Within three standard uncertainties, site population refinements indicated full occupancy for most of the different Ca- and Mg-positions in the asymmetric unit of the centrosymmetric structure. Ca1, however, exhibited a slightly but significantly increased scattering density. Since chemical analysis proved the presence of a small amount of barium, we attributed this observation to a Ca – Ba substitution on this site. The corresponding Ca/Ba content was determined from a site occupancy refinement where the total amount of both alkaline earth ions on this position was constraint to 100 %. The optimized atomic coordinates, equivalent isotropic and anisotropic displacement factors as well as selected interatomic distances and angles are given in Tables 2, 3 and 4. Figures showing structural details were prepared using the program VESTA (version 3.1.2) (Momma and Izumi 2011).

Table 2 Relative atomic coordinates and equivalent isotropic displacement parameters (Å2 × 103). Ueq is defined as one third of the trace of the orthogonalized Uij tensor. Ca/Ba1 shows a mixed Ca-Ba occupancy: 94.0(2)% Ca + 6.0(2)% Ba
Table 3 Anisotropic displacement parameters (Å2 × 103). The anisotropic displacement factor exponent takes the form: −2π2 [h2a*2U11 + ... + 2 hka*b*U12]
Table 4 Selected bond distances up to 3.0 (Å). Q.E.: Quadratic elongation; A.V.: Bond angle variance


Occurrence and material description

From a petrological point of view, the rock samples studied in this contribution are extremely unusual. They can be denominated as a larnite-ye’elimite-fluorellestadite hornfels, in the fine-grained matrix of which relatively large, elongated poikilitic ternesite Ca5(SiO4)2(SO4) crystals (metacrysts) can be found (Fig. 1a). Some parts are unevenly enriched in gazeevite BaCa6(SiO4)2(SO4)2O metacrysts up to 0.4 cm in size (Fig. 1a). Where gazeevite is absent, elongated merwinite Ca3Mg(SiO4)2 metacrysts occur (Fig. 1b). Bredigite is present as xenomorphic poikilitic crystals, in which ye’elimite inclusions are substituted by hydrogrossular. Notably, in the grayscale range of the back scattered electrons (BSE) images bredigite and larnite grains look very similar. However, thanks to the dark hydrogrossular inclusions they can be easily differentiated (Fig. 1a, c). Bredigite metacrysts without any inclusions are very rare (Fig. 1c, d). The color of the rock samples is brown due to small inclusions of minerals such as perovskite or the magnesioferrite-spinel series.

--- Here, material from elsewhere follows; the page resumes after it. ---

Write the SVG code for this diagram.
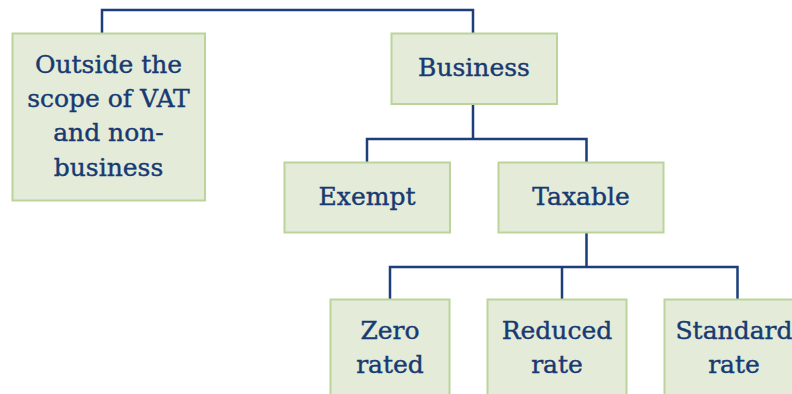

Rounded black aggregates of hematite and magnesioferrite (up to 1 cm) with scarce harmunite inclusions occur in the rock rarely.

Fig. 1

Fine-grained larnite-ye’elimite hornfels from the Hatrurim Complex (Negev Desert, Israel): a – with poikilitic gazeevite, ternesite and bredigite crystals. b – gazeevite-free fragments with merwinite metacrysts; c – fragments with gazeevite and bredigite poikilitic crystals; d – intergrowth of bredigite crystals, which are purged of ye’elimite inclusions (black) during crystal growth. Brg = bredigite, Els = fluorellestadite, Gzv = gazeevite, Lrn = larnite, Mfr = magnesioferrite, Mw = merwinite, Trn = ternesite, Ye = ye’elimite

The bredigite-bearing rocks were found in the Negev Desert near Arad city, Israel. They occur at the contact with brecciated, carbonatized and zeolitized diopside-andradite-wollastonite rocks (probably belonging to the so-called “olive” paralava series, Vapnik et al. 2007) with abundance of baryte and hematite. The thickness of the bredigite-bearing rock does not exceed several tens of centimeters. It can be assumed, that the fine-grained rocks containing the clinker-like larnite-ye’elimite-fluorellestadite association formed at the pyrometamorphism peak as a result of transformations in a relatively dry isochemical system. The rocks provided a substrate for later mineral assemblages of poikilitic crystals of ternesite, merwinite, gazeevite and bredigite (see Fig. 1). For the formation of poikilitic crystals (metacrysts), the presence of a fluid and a capillary system where dissolution and crystallization processes can take place is a pre-requisite (Beus 1962). Bredigite metacryst growth was accompanied with removing of ye’elimite inclusions, a mechanism that resulted in relatively pure material suitable for our investigations (Fig. 1d). Closely spaced combustion foci can be sources of high-temperature fluids. The activity of these foci is reflected by the presence of melted rocks nearby.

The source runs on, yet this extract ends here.